Camera obscura: estimating the scale of camera surveillance in the UK

  • Research from 2013 estimates the number of surveillance cameras in the UK at up to six million. Today’s figure is likely to be much higher.
  • The UK annual spend of around £2.2bn a year on surveillance camera technology gives some idea of the scale of camera surveillance.
  • Transport for London has approximately 20,000 surveillance cameras, including automatic number plate recognition (ANPR) and CCTV. It shares data from thousands of strategically placed ANPR cameras with the Metropolitan Police.
  • Anecdotal evidence suggests that at least 600 local town, parish and district councils use video surveillance equipment in public places in partnership with police and business.
  • The Metropolitan Police and Greater Manchester Police, taken together, deploy more than 25,000 body-worn cameras.
  • Most of the 418 local authorities in the UK host town centre CCTV control rooms, plus surveillance systems covering housing, leisure, planning and refuse collection, among other areas. They use body-worn video cameras, ANPR and, increasingly, drones.
  • The 43 police forces across England and Wales deploy surveillance cameras, ranging from CCTV in police stations, body-worn video, drones, cameras on helicopters and vehicles, and ANPR. Some forces are using analytics technology, combined with facial recognition, to predict people’s behaviour.
  • 90% of cameras are operated by businesses, quasi-government organisations, public sector organisations, other public sector organisations, the voluntary sector and private households.

Source: Surveillance Camera Commissioner Annual Report 2016/17

These evolving capabilities present new regulatory challenges and may, in the future, lead to the regulator for video camera surveillance being replaced by a regulator for open source surveillance.

The technology already exists to allow sensors at an airport to detect traces of explosives and pass that information to video surveillance networks that can use facial recognition technology to identify individuals, and match them in real time against watch-lists of suspects.
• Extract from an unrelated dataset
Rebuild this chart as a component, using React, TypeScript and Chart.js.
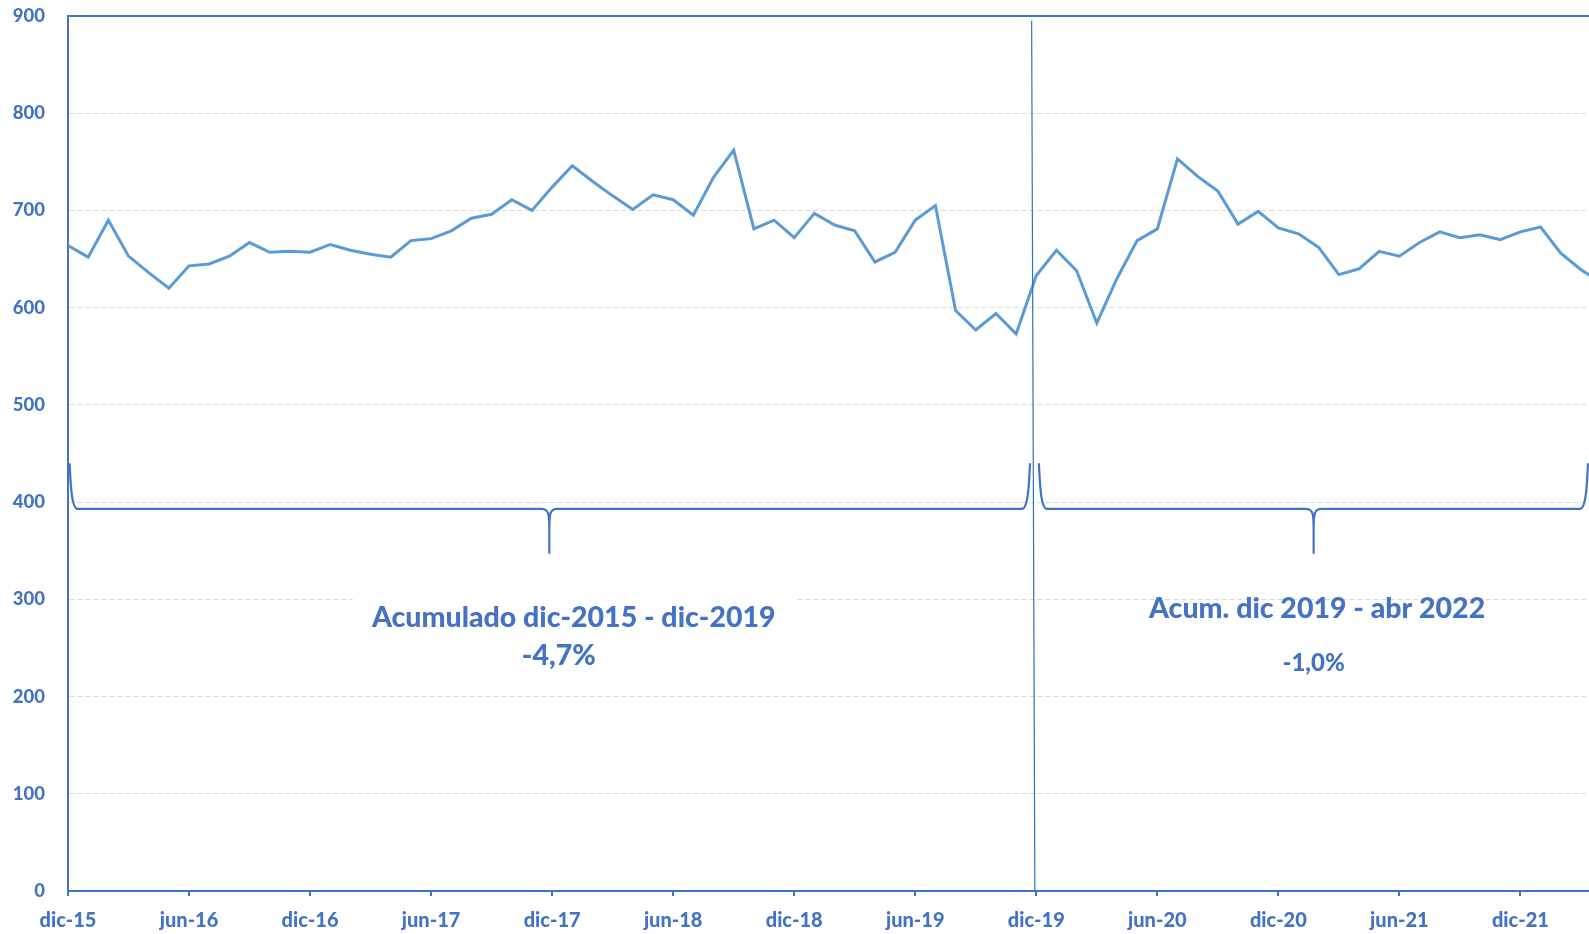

But there are gaps and overlaps in regulatory oversight, which will need to be addressed if the public are to have confidence in surveillance cameras.

“I am concerned at the incrementally intrusive development of surveillance cameras in the everyday lives of citizens,” said porter.

UK is most watched western democracy

Silkie Carlo, director of Big Brother Watch, said the UK was already the most surveilled country of any western democracy – and the surveillance state appears to be dangerously expanding.

She called for the government to take action to protect the public from indiscriminate surveillance.

“It is an outrage that police forces across the UK are using facial recognition in public spaces – effectively biometric checkpoints – in the absence of any clear legal basis or public consent,” said Carlo.

“In addition, TfL, the NHS and schools are operating thousands of surveillance cameras beyond the oversight of the commissioner, and the state is using cameras on our roads to track and record the car journeys of millions of ordinary, law-abiding citizens,” she said.

National surveillance strategy

A national surveillance camera strategy for England and Wales, published in March 2017, will lead to a clearer path for better compliance, regulation and standards for surveillance camera equipment and personnel, according to a report by the surveillance camera commissioner.

The three-year strategy aims to raise standards for camera manufacturers, installers and organisations that make use of surveillance cameras, including better cyber security, and will emphasise the importance of informed consent for surveillance in public places.

The commissioner is working with universities, parking associations, local authorities and public houses to persuade them to voluntarily take up the surveillance camera code. Work is also underway to develop standards for the use of body-worn video cameras.

Marks and Spencer became the first UK-wide retailer to adopt the SC code voluntarily, Barnsley Hospital the first organisation from the NHS, and Nuneaton Ropewalk the first shopping centre to do so.